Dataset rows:
────────────────────

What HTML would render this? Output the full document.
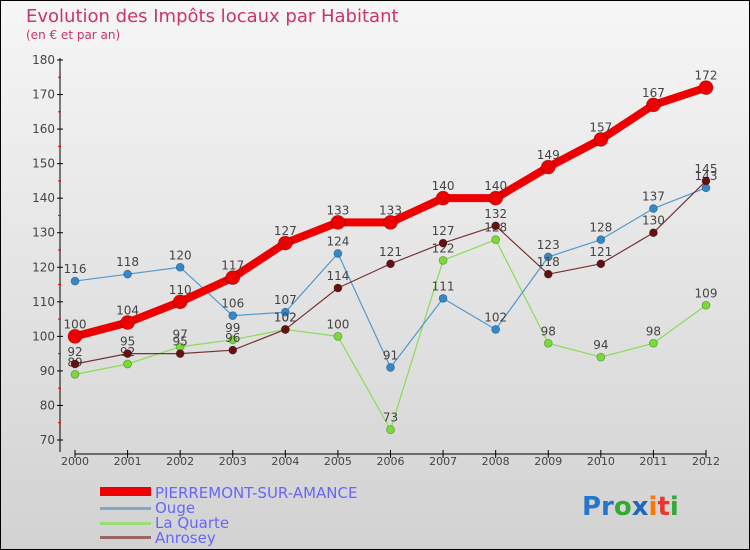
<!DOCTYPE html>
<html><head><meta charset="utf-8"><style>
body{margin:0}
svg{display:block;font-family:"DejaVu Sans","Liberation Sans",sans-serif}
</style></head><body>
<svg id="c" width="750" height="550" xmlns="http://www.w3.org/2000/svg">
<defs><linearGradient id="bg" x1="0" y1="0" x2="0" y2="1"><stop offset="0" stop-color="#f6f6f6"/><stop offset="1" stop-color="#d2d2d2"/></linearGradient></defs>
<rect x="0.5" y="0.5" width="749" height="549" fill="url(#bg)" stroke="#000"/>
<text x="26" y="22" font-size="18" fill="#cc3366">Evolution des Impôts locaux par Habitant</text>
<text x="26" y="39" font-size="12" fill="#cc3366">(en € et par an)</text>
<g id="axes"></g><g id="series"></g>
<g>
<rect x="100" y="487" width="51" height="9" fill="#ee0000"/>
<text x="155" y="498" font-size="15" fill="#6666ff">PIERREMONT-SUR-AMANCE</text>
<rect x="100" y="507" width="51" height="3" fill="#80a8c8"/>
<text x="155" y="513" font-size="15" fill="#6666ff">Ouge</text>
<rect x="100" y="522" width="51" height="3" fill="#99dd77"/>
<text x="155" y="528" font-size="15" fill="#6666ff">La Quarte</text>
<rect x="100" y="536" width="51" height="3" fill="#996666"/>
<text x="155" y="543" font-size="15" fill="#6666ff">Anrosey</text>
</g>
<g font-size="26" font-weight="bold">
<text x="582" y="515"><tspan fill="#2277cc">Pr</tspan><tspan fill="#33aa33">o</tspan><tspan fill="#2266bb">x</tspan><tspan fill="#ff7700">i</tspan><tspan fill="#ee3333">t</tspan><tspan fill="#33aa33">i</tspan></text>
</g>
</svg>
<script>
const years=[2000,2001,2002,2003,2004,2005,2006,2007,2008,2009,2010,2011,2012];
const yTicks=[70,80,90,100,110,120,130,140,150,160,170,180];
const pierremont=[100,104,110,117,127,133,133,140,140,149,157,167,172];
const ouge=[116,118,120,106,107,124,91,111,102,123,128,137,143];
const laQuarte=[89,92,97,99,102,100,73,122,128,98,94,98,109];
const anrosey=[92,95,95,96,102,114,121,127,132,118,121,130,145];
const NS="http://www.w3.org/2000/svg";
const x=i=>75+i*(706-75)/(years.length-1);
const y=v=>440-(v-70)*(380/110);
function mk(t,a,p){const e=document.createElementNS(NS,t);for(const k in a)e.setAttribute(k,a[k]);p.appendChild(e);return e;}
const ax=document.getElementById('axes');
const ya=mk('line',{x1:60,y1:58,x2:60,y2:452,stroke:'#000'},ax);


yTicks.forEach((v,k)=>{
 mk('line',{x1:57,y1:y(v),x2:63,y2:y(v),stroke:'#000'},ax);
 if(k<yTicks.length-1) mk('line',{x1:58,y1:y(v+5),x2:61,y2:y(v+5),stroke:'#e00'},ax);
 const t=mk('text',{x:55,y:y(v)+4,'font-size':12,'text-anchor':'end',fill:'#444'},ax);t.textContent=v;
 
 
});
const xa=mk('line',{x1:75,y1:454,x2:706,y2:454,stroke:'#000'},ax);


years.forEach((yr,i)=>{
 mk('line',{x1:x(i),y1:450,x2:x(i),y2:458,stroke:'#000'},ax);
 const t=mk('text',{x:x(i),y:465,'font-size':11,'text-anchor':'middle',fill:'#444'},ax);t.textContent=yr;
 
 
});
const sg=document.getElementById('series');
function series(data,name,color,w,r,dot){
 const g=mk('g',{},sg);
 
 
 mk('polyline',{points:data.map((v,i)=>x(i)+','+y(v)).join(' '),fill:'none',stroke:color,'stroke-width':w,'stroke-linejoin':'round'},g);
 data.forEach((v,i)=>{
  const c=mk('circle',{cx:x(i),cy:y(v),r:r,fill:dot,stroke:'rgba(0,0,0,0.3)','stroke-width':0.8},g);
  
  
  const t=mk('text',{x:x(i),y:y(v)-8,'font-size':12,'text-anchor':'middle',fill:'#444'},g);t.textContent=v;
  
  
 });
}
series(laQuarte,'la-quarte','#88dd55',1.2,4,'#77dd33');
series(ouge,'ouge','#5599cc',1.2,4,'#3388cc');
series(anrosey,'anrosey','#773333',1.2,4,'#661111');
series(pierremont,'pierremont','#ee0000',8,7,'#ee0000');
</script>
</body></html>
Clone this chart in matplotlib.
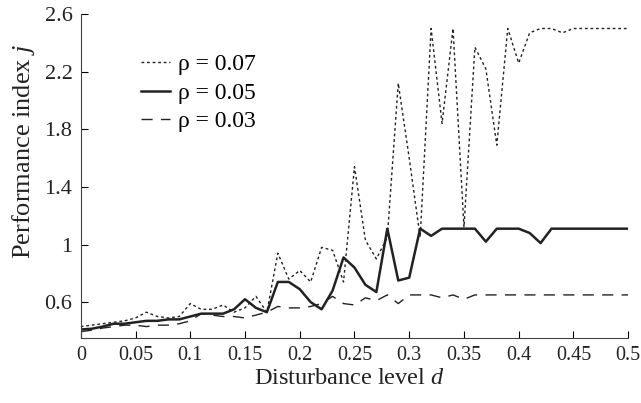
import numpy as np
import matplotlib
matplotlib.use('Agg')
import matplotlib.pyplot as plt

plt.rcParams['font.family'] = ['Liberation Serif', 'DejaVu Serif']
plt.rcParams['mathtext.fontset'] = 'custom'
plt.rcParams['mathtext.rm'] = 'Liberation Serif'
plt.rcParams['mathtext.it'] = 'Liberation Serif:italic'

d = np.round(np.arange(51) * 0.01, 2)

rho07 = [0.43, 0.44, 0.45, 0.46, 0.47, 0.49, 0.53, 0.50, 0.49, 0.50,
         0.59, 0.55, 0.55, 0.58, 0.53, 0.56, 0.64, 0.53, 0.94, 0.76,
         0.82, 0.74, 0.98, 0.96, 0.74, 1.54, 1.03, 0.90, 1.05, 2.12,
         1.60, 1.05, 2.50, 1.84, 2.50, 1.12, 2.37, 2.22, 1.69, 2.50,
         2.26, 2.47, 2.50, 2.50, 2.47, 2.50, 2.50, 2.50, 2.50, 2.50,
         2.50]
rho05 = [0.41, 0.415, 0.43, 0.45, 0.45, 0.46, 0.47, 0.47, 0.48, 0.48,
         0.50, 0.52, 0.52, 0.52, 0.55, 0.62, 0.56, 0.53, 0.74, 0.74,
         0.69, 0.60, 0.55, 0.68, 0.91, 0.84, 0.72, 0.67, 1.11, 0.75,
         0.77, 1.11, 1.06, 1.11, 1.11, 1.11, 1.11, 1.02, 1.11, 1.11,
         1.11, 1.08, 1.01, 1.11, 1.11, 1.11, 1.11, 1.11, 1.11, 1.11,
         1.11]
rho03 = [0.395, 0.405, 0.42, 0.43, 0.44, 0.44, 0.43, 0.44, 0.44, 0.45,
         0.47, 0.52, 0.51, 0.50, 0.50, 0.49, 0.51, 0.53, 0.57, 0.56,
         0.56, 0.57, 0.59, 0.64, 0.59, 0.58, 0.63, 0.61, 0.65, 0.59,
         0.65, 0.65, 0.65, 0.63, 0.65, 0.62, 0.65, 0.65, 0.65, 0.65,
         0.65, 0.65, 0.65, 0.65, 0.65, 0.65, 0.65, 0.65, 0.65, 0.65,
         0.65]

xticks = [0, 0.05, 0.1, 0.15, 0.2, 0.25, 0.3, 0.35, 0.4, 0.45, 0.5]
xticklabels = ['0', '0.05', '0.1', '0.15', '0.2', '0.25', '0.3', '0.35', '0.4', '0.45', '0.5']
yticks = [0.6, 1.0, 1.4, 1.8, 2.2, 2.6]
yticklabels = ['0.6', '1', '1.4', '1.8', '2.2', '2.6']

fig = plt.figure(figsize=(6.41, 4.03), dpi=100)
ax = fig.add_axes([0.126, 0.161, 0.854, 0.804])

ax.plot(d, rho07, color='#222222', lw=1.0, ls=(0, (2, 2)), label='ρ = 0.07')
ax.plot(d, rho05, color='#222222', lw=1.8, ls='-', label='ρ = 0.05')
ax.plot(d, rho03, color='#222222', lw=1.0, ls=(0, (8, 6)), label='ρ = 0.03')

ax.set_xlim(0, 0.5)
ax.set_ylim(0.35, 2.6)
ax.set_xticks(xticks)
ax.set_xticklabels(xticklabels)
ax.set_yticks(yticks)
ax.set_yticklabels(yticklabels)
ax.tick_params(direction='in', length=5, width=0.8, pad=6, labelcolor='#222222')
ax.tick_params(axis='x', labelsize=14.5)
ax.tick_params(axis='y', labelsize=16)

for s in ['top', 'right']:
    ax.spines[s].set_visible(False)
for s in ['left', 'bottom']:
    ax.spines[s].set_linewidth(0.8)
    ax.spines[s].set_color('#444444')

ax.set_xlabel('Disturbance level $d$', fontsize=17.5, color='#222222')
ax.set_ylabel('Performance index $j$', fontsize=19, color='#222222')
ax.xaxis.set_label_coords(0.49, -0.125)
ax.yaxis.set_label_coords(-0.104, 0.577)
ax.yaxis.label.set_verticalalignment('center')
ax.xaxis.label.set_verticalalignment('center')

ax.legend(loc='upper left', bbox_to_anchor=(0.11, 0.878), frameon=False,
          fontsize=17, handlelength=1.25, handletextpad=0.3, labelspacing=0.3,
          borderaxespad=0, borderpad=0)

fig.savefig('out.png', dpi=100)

────────────────────

__DIRECTIONS__. Count each line above in which the string "this" appears, then state only the total.

__RESPONSE__. 2